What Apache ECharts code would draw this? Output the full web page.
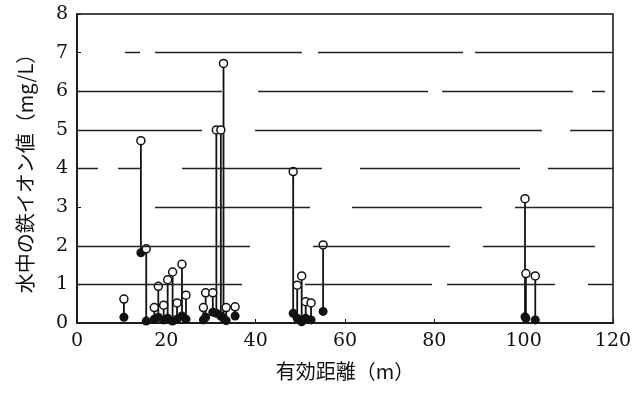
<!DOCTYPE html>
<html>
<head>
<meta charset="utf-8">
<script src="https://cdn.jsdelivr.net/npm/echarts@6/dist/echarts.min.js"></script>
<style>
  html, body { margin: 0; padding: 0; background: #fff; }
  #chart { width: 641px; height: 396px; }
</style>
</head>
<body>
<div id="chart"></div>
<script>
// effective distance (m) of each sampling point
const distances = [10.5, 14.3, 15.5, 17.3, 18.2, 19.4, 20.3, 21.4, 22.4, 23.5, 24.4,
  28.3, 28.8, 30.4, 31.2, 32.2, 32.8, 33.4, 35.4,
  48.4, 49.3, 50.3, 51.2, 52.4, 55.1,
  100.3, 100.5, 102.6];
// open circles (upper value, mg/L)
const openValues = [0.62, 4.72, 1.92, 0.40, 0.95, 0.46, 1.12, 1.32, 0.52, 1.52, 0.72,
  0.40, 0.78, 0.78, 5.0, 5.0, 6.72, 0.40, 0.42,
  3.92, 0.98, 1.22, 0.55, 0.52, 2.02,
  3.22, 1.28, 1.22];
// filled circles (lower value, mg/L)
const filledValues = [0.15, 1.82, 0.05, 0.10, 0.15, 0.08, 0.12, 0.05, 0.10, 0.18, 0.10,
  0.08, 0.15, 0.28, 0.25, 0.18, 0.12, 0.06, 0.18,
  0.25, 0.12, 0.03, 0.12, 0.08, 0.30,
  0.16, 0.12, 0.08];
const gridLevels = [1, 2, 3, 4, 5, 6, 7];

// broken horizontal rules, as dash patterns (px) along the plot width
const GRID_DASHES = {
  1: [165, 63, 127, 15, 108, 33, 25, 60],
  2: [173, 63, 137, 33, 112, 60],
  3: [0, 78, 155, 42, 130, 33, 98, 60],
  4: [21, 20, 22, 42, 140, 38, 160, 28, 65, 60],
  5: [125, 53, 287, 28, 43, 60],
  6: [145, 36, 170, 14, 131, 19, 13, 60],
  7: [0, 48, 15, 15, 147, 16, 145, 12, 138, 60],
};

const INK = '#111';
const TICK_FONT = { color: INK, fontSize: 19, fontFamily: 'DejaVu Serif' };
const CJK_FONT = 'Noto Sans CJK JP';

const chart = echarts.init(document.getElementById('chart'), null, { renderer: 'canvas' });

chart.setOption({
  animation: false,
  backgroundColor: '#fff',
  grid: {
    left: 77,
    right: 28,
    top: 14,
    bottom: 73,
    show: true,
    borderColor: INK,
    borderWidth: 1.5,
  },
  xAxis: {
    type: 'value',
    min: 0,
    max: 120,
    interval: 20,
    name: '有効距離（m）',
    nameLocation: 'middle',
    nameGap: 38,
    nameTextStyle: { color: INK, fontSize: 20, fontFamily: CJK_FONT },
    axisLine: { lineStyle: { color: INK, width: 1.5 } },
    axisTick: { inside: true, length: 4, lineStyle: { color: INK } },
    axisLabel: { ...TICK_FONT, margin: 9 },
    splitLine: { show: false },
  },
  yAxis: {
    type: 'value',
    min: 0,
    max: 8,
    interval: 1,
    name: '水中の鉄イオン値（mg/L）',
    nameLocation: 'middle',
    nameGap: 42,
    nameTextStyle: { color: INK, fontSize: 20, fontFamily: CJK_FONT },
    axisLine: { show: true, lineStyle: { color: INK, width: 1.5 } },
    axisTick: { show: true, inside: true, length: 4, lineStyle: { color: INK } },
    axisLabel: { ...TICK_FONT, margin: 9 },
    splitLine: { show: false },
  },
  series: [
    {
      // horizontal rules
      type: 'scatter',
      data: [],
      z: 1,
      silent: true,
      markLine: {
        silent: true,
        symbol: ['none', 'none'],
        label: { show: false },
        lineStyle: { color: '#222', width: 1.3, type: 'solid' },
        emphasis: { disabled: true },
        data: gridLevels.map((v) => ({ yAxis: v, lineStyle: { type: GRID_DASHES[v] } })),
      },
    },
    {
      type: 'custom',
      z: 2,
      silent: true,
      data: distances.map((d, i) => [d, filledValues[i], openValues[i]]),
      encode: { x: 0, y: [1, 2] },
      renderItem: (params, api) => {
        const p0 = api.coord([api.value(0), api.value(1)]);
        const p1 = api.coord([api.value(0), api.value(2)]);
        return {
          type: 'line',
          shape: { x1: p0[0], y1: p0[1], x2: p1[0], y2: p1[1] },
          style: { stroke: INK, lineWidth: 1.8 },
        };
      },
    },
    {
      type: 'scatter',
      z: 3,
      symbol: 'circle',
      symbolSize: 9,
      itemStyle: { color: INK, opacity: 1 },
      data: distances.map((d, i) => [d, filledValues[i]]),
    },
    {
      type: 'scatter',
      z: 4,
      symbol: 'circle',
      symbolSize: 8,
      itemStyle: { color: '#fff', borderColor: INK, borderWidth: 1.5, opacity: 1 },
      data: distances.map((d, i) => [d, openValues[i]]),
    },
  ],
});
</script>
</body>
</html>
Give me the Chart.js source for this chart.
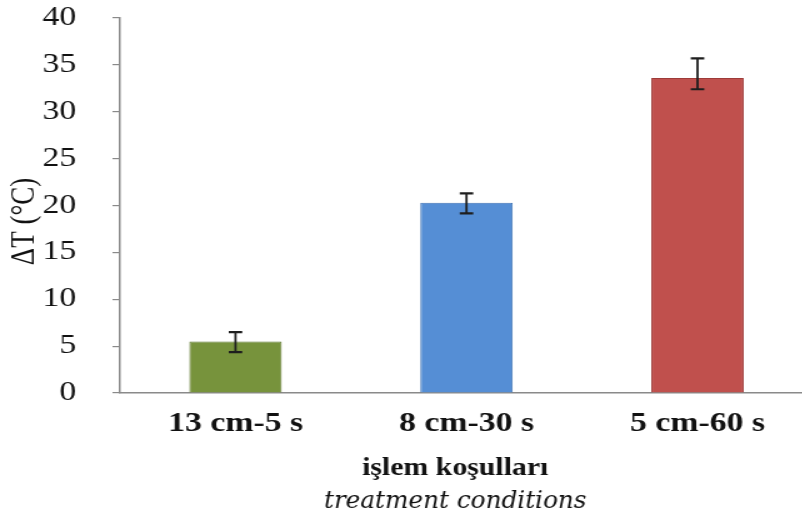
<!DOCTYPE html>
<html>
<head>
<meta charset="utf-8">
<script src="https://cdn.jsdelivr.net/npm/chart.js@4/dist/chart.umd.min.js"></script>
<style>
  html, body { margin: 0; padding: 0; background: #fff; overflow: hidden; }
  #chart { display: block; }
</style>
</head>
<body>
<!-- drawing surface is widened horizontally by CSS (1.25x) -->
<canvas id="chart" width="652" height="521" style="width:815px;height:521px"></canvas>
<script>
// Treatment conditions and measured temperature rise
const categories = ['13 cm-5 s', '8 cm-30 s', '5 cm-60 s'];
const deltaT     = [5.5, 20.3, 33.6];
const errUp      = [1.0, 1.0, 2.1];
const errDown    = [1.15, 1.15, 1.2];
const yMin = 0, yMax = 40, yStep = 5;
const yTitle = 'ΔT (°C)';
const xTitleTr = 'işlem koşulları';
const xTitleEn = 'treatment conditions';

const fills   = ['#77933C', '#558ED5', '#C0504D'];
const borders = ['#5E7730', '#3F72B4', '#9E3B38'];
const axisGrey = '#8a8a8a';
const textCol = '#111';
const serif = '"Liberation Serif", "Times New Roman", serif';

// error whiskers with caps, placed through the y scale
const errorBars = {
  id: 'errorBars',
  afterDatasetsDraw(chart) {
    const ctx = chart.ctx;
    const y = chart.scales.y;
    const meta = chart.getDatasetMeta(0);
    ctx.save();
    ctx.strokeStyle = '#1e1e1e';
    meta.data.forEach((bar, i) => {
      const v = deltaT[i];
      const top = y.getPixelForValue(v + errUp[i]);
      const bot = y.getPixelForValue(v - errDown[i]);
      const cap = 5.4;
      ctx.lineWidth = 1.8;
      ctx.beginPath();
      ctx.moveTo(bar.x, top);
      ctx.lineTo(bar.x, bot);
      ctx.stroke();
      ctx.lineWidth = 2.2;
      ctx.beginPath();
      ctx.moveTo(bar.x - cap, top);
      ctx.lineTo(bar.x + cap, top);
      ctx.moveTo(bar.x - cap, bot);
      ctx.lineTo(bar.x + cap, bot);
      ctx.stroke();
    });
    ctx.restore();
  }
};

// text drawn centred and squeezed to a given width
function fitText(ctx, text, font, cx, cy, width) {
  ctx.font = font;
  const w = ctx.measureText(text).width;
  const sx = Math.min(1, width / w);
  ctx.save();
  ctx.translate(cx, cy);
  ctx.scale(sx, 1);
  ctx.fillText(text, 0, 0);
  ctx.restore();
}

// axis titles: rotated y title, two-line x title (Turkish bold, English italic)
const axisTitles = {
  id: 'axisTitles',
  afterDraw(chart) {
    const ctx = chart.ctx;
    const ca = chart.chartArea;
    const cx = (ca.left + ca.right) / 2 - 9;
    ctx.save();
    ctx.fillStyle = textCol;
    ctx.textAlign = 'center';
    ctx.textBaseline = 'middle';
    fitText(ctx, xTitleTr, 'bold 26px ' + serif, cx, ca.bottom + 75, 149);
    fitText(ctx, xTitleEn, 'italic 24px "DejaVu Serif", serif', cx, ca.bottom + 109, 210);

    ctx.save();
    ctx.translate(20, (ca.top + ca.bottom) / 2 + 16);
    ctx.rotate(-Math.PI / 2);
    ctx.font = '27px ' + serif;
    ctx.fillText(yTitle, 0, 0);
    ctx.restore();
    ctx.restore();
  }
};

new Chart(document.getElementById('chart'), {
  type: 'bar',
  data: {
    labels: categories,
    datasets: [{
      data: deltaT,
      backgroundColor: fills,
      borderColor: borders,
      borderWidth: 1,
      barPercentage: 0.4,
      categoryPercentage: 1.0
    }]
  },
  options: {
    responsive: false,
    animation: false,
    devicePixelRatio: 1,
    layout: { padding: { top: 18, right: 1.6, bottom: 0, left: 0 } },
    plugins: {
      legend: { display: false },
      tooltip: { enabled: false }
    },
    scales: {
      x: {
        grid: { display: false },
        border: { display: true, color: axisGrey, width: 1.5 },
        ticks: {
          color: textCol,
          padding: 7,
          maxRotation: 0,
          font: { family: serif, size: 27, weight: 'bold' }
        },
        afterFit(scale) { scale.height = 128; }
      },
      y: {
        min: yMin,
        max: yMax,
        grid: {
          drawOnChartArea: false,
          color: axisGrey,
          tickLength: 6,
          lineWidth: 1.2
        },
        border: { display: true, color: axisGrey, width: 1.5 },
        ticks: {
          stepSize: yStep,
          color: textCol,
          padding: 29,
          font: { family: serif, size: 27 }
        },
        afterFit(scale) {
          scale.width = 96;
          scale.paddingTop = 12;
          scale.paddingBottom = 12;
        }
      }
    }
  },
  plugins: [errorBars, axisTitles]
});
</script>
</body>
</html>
┄┄┄┄┄┄┄┄┄┄
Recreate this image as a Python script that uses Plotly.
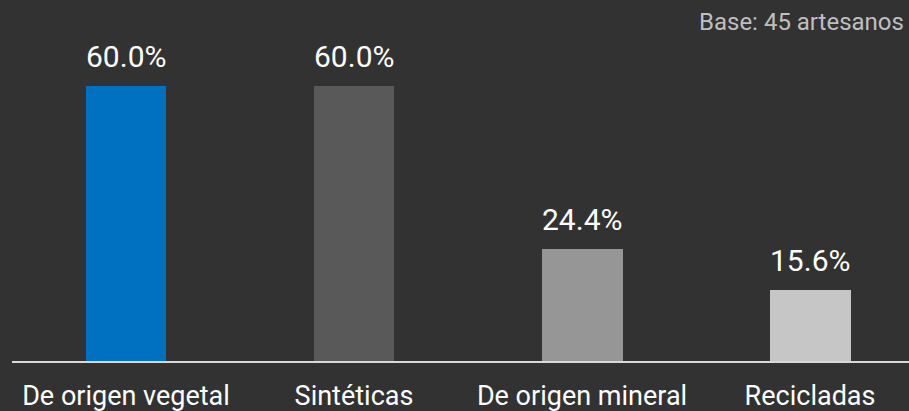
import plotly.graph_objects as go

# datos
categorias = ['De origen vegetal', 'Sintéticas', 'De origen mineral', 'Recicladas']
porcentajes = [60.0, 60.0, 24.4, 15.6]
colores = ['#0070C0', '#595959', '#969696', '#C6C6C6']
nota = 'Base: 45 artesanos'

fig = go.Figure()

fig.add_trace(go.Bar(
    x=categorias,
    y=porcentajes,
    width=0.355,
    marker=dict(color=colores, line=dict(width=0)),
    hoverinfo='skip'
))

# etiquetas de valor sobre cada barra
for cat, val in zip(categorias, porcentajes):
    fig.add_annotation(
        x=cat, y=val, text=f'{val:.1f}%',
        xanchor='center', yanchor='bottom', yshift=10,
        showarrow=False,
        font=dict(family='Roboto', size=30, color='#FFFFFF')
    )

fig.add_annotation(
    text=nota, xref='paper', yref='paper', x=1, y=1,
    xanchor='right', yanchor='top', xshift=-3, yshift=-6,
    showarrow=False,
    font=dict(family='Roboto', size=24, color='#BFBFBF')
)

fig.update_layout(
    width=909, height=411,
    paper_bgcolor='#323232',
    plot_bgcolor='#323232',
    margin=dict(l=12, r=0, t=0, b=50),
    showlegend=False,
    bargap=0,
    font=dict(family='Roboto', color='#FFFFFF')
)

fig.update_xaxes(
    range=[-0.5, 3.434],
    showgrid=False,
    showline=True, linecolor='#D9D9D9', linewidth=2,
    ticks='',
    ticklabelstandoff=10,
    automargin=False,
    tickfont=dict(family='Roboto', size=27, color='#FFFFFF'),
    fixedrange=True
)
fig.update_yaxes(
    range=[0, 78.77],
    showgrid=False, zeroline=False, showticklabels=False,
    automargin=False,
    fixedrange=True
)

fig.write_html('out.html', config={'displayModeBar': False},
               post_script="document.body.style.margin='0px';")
┄┄┄┄┄┄┄┄┄┄
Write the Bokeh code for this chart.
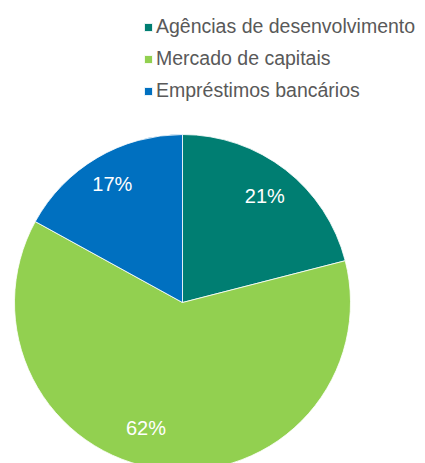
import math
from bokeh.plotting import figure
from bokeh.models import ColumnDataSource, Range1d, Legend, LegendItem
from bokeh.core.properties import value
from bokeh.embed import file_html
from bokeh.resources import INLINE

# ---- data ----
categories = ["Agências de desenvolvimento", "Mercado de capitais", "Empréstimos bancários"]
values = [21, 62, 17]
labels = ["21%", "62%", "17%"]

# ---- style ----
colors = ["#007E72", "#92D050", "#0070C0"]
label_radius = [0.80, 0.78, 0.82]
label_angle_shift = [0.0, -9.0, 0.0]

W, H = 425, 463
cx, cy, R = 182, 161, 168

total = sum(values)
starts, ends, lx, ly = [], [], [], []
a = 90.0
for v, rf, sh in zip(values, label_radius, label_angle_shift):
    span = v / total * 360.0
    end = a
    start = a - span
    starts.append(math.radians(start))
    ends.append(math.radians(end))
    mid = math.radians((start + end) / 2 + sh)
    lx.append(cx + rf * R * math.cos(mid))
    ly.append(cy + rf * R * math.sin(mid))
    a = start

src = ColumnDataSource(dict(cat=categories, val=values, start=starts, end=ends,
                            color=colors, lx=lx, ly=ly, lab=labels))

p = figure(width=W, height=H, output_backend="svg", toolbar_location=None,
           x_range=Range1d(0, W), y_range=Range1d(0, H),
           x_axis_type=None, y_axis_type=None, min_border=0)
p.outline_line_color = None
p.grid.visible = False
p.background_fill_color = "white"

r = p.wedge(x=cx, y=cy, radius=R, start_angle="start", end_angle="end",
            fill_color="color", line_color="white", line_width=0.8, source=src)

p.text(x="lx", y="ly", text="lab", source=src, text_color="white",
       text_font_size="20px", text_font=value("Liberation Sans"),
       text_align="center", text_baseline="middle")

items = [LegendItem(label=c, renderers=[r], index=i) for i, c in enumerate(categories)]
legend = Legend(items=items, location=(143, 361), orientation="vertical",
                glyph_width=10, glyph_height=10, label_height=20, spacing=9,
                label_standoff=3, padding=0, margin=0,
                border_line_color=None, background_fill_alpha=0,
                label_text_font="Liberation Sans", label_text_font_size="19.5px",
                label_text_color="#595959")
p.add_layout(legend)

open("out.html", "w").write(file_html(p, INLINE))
┄┄┄┄┄┄┄┄┄┄
TASK REQUIREMENTS = Extract the part of the records that opens with the line containing "Write the Bokeh code for this chart." and closes with the line containing "label_angle_shift = [0.0, -9.0, 0.0]". Take only those lines, exactly, and no pictures.

EXERCISE SOLUTION =
Write the Bokeh code for this chart.
import math
from bokeh.plotting import figure
from bokeh.models import ColumnDataSource, Range1d, Legend, LegendItem
from bokeh.core.properties import value
from bokeh.embed import file_html
from bokeh.resources import INLINE

# ---- data ----
categories = ["Agências de desenvolvimento", "Mercado de capitais", "Empréstimos bancários"]
values = [21, 62, 17]
labels = ["21%", "62%", "17%"]

# ---- style ----
colors = ["#007E72", "#92D050", "#0070C0"]
label_radius = [0.80, 0.78, 0.82]
label_angle_shift = [0.0, -9.0, 0.0]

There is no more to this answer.